A session is a logical entity that exists from the time your application code connects to the database to the time it disconnects.
Sessions are independent of the physical (resource-based) entities that support them, such as connections, server processes, network connections, etc.
In the simplest (and most common, imo) configurations (i.e., “dedicated server”), there are 1-1 relationships between the logical sessions and the physical connections and server processes. In more advanced configurations to support large numbers of users, physical resources (connections, processes, network resources) may be shared by/multiplexed among multiple sessions.
I have run the above in my application, and as expected, the command c2 returned zero results. I take this to mean that each query constitutes its own session
Unless your application code is disconnecting from or closing/releasing its connection between calls, this is almost certainly not the case.
Global temporary tables can be created with two options: ON COMMIT DELETE ROWS
and ON COMMIT PRESERVE ROWS
.
The first will cause all GTT data to removed upon a commit
or rollback
. The second will cause all GTT data to persist for the entire session.

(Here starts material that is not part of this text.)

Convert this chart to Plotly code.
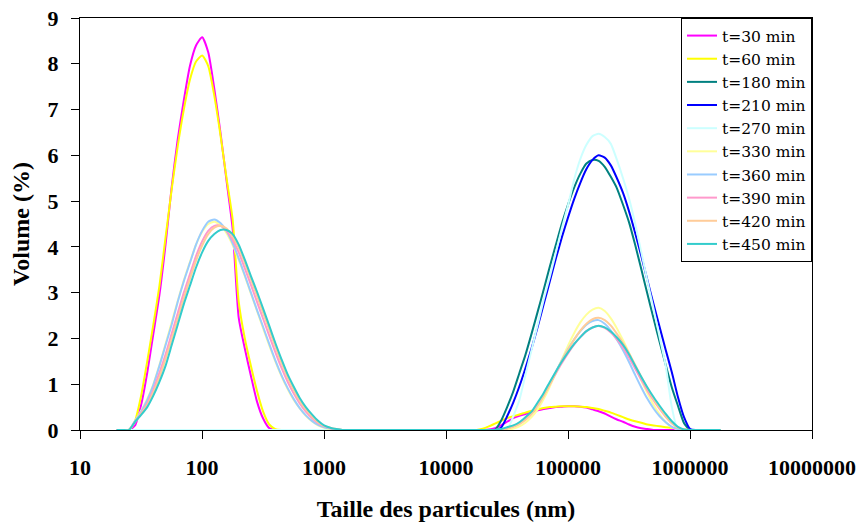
import plotly.graph_objects as go

# Particle size classes (nm)
sizes_nm = [
    20.0, 22.44, 25.18, 28.25, 31.70, 35.57, 39.91, 44.77, 50.24, 56.37,
    63.25, 70.96, 79.62, 89.34, 100.24, 112.47, 126.19, 141.59, 158.87, 178.25,
    200.0, 224.4, 251.8, 282.5, 317.0, 355.7, 399.1, 447.7, 502.4, 563.7,
    632.5, 709.6, 796.2, 893.4, 1002.4, 1124.7, 1261.9, 1415.9, 1588.7, 1782.5,
    2000, 2244, 2518, 2825, 3170, 3557, 3991, 4477, 5024, 5637,
    6325, 7096, 7962, 8934, 10024, 11247, 12619, 14159, 15887, 17825,
    20000, 22440, 25179, 28251, 31698, 35566, 39905, 44774, 50238, 56368,
    63246, 70963, 79621, 89337, 100237, 112468, 126191, 141589, 158866, 178250,
    200000, 224404, 251785, 282508, 316979, 355656, 399052, 447744, 502377, 563677,
    632456, 709627, 796214, 893367, 1002374, 1124683, 1261915, 1415892, 1588656, 1782502,
]

# Volume (%) per series
t30 = ([0] * 3
       + [0.1, 0.55, 1.25, 2.1, 2.95, 4.05, 5.3, 6.35, 7.2, 7.95, 8.4, 8.58, 8.25, 7.45,
          6.5, 5.45, 4.4, 2.45, 1.78, 1.18, 0.62, 0.25, 0.04, 0]
       + [0] * 34
       + [0.01, 0.04, 0.1, 0.18, 0.26, 0.31, 0.35, 0.39, 0.43, 0.46, 0.48, 0.5, 0.51, 0.52,
          0.52, 0.51, 0.49, 0.45, 0.41, 0.36, 0.29, 0.23, 0.18, 0.12, 0.07, 0.04, 0.02]
       + [0] * 12)

t60 = ([0] * 3
       + [0.2, 0.75, 1.5, 2.3, 3.15, 4.2, 5.25, 6.2, 7.0, 7.65, 8.05, 8.18, 7.95, 7.3,
          6.45, 5.5, 4.6, 2.8, 2.0, 1.4, 0.85, 0.4, 0.12, 0.02, 0]
       + [0] * 32
       + [0.03, 0.08, 0.14, 0.2, 0.26, 0.3, 0.34, 0.38, 0.42, 0.45, 0.48, 0.5, 0.51, 0.52,
          0.52, 0.52, 0.51, 0.5, 0.48, 0.46, 0.42, 0.38, 0.33, 0.28, 0.23, 0.19, 0.16, 0.12,
          0.1, 0.08, 0.06, 0.05, 0.03, 0.01]
       + [0] * 6)

t180 = ([0] * 63
        + [0.2, 0.5, 0.84, 1.24, 1.64, 2.1, 2.58, 3.07, 3.57, 4.05, 4.52, 4.93, 5.3, 5.6,
           5.82, 5.9, 5.88, 5.75, 5.53, 5.28, 4.92, 4.53, 4.04, 3.51, 2.97, 2.44, 1.92,
           1.42, 0.93, 0.53, 0.15]
        + [0] * 6)

t210 = ([0] * 63
        + [0.05, 0.3, 0.6, 0.95, 1.35, 1.78, 2.25, 2.75, 3.25, 3.75, 4.22, 4.65, 5.05, 5.4,
           5.7, 5.9, 6.0, 5.95, 5.78, 5.5, 5.18, 4.77, 4.3, 3.8, 3.27, 2.75, 2.25, 1.75,
           1.26, 0.72, 0.28, 0.02]
        + [0] * 5)

t270 = ([0] * 65
        + [0.3, 0.65, 1.2, 1.75, 2.3, 2.85, 3.35, 3.88, 4.42, 4.92, 5.48, 5.92, 6.23, 6.42,
           6.47, 6.4, 6.25, 5.9, 5.5, 5.05, 4.5, 3.88, 3.25, 2.65, 2.03, 1.4, 0.5]
        + [0] * 8)

t330 = ([0] * 3
        + [0.2, 0.42, 0.68, 1.0, 1.42, 1.88, 2.35, 2.82, 3.27, 3.67, 4.05, 4.33, 4.5, 4.55,
           4.47, 4.3, 4.04, 3.72, 3.36, 2.98, 2.6, 2.22, 1.85, 1.5, 1.18, 0.9, 0.66, 0.47,
           0.31, 0.19, 0.1, 0.05, 0.02]
        + [0] * 29
        + [0.03, 0.08, 0.16, 0.28, 0.45, 0.68, 0.95, 1.25, 1.55, 1.85, 2.12, 2.35, 2.52,
           2.63, 2.67, 2.6, 2.44, 2.22, 1.96, 1.68, 1.38, 1.08, 0.8, 0.55, 0.34, 0.17, 0.06,
           0.01]
        + [0] * 7)

t360 = ([0] * 3
        + [0.2, 0.4, 0.65, 0.98, 1.4, 1.85, 2.3, 2.8, 3.25, 3.65, 4.05, 4.35, 4.55, 4.6,
           4.52, 4.35, 4.08, 3.75, 3.38, 3.0, 2.62, 2.25, 1.88, 1.52, 1.2, 0.92, 0.68, 0.48,
           0.32, 0.2, 0.11, 0.06, 0.03, 0.01]
        + [0] * 26
        + [0.01, 0.04, 0.08, 0.15, 0.25, 0.38, 0.56, 0.78, 1.02, 1.28, 1.53, 1.77, 1.98,
           2.16, 2.3, 2.38, 2.4, 2.32, 2.17, 1.97, 1.74, 1.48, 1.2, 0.93, 0.68, 0.47, 0.3,
           0.17, 0.07, 0.02]
        + [0] * 7)

t390 = ([0] * 3
        + [0.18, 0.37, 0.58, 0.88, 1.25, 1.65, 2.1, 2.55, 3.0, 3.4, 3.8, 4.12, 4.35, 4.46,
           4.46, 4.35, 4.15, 3.88, 3.53, 3.17, 2.8, 2.43, 2.06, 1.7, 1.36, 1.06, 0.8, 0.58,
           0.4, 0.26, 0.15, 0.08, 0.04, 0.01]
        + [0] * 26
        + [0.01, 0.04, 0.08, 0.14, 0.24, 0.36, 0.54, 0.76, 1.0, 1.24, 1.47, 1.68, 1.87,
           2.03, 2.16, 2.24, 2.27, 2.23, 2.13, 1.98, 1.8, 1.58, 1.34, 1.1, 0.86, 0.65, 0.46,
           0.29, 0.15, 0.05, 0.01]
        + [0] * 6)

t420 = ([0] * 3
        + [0.17, 0.35, 0.54, 0.82, 1.15, 1.55, 1.98, 2.43, 2.88, 3.3, 3.7, 4.03, 4.28, 4.42,
           4.46, 4.4, 4.22, 3.98, 3.65, 3.29, 2.93, 2.56, 2.19, 1.82, 1.47, 1.15, 0.88, 0.64,
           0.45, 0.3, 0.17, 0.09, 0.05, 0.02]
        + [0] * 26
        + [0.01, 0.03, 0.07, 0.13, 0.22, 0.35, 0.53, 0.75, 1.0, 1.26, 1.52, 1.76, 1.98,
           2.17, 2.32, 2.42, 2.45, 2.4, 2.28, 2.1, 1.9, 1.67, 1.42, 1.16, 0.91, 0.68, 0.48,
           0.3, 0.15, 0.05, 0.01]
        + [0] * 6)

t450 = ([0] * 3
        + [0.18, 0.33, 0.5, 0.75, 1.05, 1.4, 1.85, 2.3, 2.75, 3.15, 3.55, 3.88, 4.13, 4.28,
           4.37, 4.37, 4.28, 4.05, 3.72, 3.36, 3.02, 2.65, 2.28, 1.9, 1.55, 1.22, 0.95, 0.7,
           0.5, 0.34, 0.2, 0.1, 0.05, 0.02]
        + [0] * 26
        + [0.02, 0.06, 0.1, 0.17, 0.28, 0.4, 0.6, 0.81, 1.05, 1.28, 1.5, 1.7, 1.88, 2.03,
           2.16, 2.24, 2.28, 2.24, 2.15, 2.02, 1.86, 1.65, 1.4, 1.16, 0.93, 0.72, 0.53, 0.35,
           0.19, 0.07, 0.01]
        + [0] * 6)

series_names = ["t=30 min", "t=60 min", "t=180 min", "t=210 min", "t=270 min",
                "t=330 min", "t=360 min", "t=390 min", "t=420 min", "t=450 min"]
series_values = [t30, t60, t180, t210, t270, t330, t360, t390, t420, t450]
series_colors = ["#FF00FF", "#FFFF00", "#008080", "#0000FF", "#CCFFFF",
                 "#FFFF99", "#99CCFF", "#FF99CC", "#FFCC99", "#33CCCC"]

x_tickvals = [10, 100, 1000, 10000, 100000, 1000000, 10000000]
x_ticktext = ["10", "100", "1000", "10000", "100000", "1000000", "10000000"]
y_tickvals = [0, 1, 2, 3, 4, 5, 6, 7, 8, 9]

fig = go.Figure()
for name, vals, col in zip(series_names, series_values, series_colors):
    assert len(vals) == len(sizes_nm)
    fig.add_trace(go.Scatter(x=sizes_nm, y=vals, mode="lines", name=name,
                             line=dict(color=col, width=2, shape="spline", smoothing=0.6)))

serif = "Liberation Serif"
fig.update_layout(
    width=861, height=523,
    margin=dict(l=80, r=49, t=18, b=93),
    paper_bgcolor="white", plot_bgcolor="white",
    showlegend=True,
    legend=dict(x=1, y=1, xanchor="right", yanchor="top",
                bgcolor="white", bordercolor="black", borderwidth=1,
                font=dict(family="DejaVu Serif", size=15.5, color="black"),
                tracegroupgap=0),
    xaxis=dict(type="log", range=[1, 7], tickvals=x_tickvals, ticktext=x_ticktext,
               automargin=False, ticklabeloverflow="allow",
               ticks="outside", ticklen=8, tickcolor="black", tickwidth=1,
               showline=True, linecolor="black", linewidth=1, mirror=True,
               showgrid=False, zeroline=False,
               ticklabelstandoff=10,
               tickfont=dict(family=serif, size=22, color="black", weight="bold"),
               title=dict(text="Taille des particules (nm)", standoff=20,
                          font=dict(family=serif, size=24, color="black", weight="bold"))),
    yaxis=dict(range=[0, 9], tickvals=y_tickvals, automargin=False,
               ticklabeloverflow="allow",
               ticks="outside", ticklen=8, tickcolor="black", tickwidth=1,
               showline=True, linecolor="black", linewidth=1, mirror=True,
               showgrid=False, zeroline=False,
               ticklabelstandoff=8,
               tickfont=dict(family=serif, size=22, color="black", weight="bold"),
               title=dict(text="Volume (%)", standoff=11,
                          font=dict(family=serif, size=24, color="black", weight="bold"))),
)

# remove the default page margin so the figure sits at the window's top-left corner
fig.write_html("out.html", config={"displayModeBar": False},
               post_script="document.body.style.margin='0';")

If you are NOT using ON COMMIT DELETE ROWS
, then you should not assume the GTT is empty at the start of a given call. If you require the GTT to be empty at the start of the a procedure, you must DELETE FROM
your GTT (or TRUNCATE
it) at the beginning of the procedure (or the very end).
Note that even with this restriction (i.e., having to handle emptying out the GTT yourself within a session), global temporary tables are still useful because they still protect one session from seeing another session’s data. They also write less redo than regular tables, especially in version 12.1 and later. In fact, as of Oracle 12.1, they need not write any redo at all, making them useful in read-only and standby databases.
Aside…
I have run the above in my application, and as expected, the command c2 returned zero results
For this to make sense, your GTT must have been created with ON COMMIT DELETE ROWS
and your application code has some kind of “autocommit” feature enabled where it is automatically committing after each Command.Execute()
. Or else you’re misinterpreting/misreporting your test results.